Tuesday, April 6, 2021

Jesus mostly seems to have been forgotten and replaced by something else

An Alabama fellow responded to yesterday's What happened to Jesus in the Gospels? post at this blog:

Michael
Have you been “off the grid” for a few days?

Sloan Bashinsky
No, on the grid daily for a good while, as my Facebook timelines and pages and my blog and other people's Facebook timelines attest.

Michael
I think FB algorithm’s sometimes make people disappear......
The extended car warranty people still know how to find me!

Sloan Bashinsky
FB puts me in its jail every now and then, the last time, some days ago, I appealed and FB came back with it was wrong and freed my account. Not much time passed in jail. It took Apple several days to figure out FB had reversed itself, and I was not able to use FB with my iPhone during that time: could view but not write.

Michael
Sloan Bashinsky I’ve never been in FB jail. How’s the food? 

Sloan Bashinsky
Metaphorically, the food reminds me of young children trying to make the world look like they want it to look like and nobody else's views matter.
Jesus dealt with that a lot in the Gospels.

Michael
The apostles were mortal men, after all......

Sloan Bashinsky
So was Jesus a mortal man, and it wasn't just the disciples, they were hardly apostles yet, who behaved like young children trying to make the world look like they wanted it to look like. Jesus stuck out because he was being directed by something a bit larger than himself, and he knew it. Very simply, his approach was not his but God's will be done. He was not thrilled about going to the cross, as Gethsemane revealed.

Michael
I agree, and yet he accepted and even embraced his fate for he trusted in God.

Sloan Bashinsky
Jesus wasn't/isn't (he's still around) about theology, he was about live experience with heaven and earth interface. He berated the disciples for not waking up, for having to repeat himself.
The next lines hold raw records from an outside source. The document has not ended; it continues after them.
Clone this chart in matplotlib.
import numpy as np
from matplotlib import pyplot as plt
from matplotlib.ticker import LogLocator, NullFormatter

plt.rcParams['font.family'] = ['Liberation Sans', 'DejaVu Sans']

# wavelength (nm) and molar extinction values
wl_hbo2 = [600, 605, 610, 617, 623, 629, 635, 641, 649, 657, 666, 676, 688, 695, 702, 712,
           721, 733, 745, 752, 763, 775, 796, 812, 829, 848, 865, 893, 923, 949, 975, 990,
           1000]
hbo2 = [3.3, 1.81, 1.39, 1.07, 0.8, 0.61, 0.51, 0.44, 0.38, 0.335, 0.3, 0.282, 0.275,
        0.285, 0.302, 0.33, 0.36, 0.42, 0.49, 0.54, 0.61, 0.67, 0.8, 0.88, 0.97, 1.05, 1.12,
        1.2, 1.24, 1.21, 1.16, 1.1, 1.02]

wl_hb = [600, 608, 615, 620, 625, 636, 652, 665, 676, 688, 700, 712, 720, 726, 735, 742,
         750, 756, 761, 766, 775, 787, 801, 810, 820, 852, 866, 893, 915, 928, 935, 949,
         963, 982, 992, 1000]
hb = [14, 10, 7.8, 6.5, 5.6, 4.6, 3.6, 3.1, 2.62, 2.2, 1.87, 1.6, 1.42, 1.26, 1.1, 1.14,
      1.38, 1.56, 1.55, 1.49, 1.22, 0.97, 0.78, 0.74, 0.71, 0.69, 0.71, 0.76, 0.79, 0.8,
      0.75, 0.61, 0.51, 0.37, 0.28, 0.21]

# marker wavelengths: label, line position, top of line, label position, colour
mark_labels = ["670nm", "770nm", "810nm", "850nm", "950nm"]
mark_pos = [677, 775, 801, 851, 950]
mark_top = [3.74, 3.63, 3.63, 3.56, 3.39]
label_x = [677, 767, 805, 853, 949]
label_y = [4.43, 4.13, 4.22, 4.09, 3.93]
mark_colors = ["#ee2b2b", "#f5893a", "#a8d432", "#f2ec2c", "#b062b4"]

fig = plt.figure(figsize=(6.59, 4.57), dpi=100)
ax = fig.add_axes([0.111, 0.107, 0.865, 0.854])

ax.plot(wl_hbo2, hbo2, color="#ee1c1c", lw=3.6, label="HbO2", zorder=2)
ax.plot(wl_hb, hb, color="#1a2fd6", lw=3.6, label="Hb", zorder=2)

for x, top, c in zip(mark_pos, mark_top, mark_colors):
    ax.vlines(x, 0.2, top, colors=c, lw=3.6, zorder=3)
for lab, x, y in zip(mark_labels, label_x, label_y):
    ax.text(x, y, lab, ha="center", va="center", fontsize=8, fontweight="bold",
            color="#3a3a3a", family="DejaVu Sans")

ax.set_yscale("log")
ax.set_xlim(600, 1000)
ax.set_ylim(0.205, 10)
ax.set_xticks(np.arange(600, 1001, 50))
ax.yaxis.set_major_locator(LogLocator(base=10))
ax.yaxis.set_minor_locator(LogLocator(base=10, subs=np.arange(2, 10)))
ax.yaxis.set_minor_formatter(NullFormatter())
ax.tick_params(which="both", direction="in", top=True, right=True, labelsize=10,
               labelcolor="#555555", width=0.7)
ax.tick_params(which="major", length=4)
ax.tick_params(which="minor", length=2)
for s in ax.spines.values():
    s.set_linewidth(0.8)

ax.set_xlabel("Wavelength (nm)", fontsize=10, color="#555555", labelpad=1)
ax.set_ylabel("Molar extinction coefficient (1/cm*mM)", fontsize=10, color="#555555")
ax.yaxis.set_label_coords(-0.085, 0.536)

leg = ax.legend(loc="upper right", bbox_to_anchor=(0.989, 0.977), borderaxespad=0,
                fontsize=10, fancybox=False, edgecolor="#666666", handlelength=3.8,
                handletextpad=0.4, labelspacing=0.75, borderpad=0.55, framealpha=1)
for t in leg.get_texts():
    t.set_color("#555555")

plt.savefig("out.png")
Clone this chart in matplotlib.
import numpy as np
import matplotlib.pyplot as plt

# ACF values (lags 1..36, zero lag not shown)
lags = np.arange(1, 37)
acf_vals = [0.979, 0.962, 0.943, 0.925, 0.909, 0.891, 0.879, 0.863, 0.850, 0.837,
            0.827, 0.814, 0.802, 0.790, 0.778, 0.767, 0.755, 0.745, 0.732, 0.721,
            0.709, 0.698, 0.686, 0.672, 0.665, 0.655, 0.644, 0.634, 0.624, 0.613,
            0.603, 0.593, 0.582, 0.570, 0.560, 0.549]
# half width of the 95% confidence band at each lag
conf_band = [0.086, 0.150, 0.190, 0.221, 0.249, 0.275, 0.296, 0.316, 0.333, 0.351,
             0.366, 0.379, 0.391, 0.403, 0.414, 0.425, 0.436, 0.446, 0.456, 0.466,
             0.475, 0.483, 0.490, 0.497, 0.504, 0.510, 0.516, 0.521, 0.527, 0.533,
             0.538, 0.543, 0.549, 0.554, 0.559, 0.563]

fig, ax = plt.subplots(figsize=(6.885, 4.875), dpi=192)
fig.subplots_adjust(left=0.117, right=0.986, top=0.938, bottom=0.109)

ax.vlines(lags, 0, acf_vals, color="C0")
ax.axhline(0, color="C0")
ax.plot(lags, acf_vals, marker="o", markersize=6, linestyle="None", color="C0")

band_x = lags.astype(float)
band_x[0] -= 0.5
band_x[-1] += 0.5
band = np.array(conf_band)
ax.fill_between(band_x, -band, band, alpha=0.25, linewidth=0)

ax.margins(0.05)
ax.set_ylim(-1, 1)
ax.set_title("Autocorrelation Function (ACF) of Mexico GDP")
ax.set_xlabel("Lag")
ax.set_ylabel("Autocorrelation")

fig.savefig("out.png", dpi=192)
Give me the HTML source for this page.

He planted seeds in them, which germinated when the Holy Spirit took them over at Pentecost and grew them from children into adults God could use, same later happened to Saul of Tarsus, and it was not easy for any of them, nor for any like them who were no longer in charge. The rest of Christendom depends on the Bible for direction, and the New Testament is a good road map, but being captured and adjusted and directed is very different.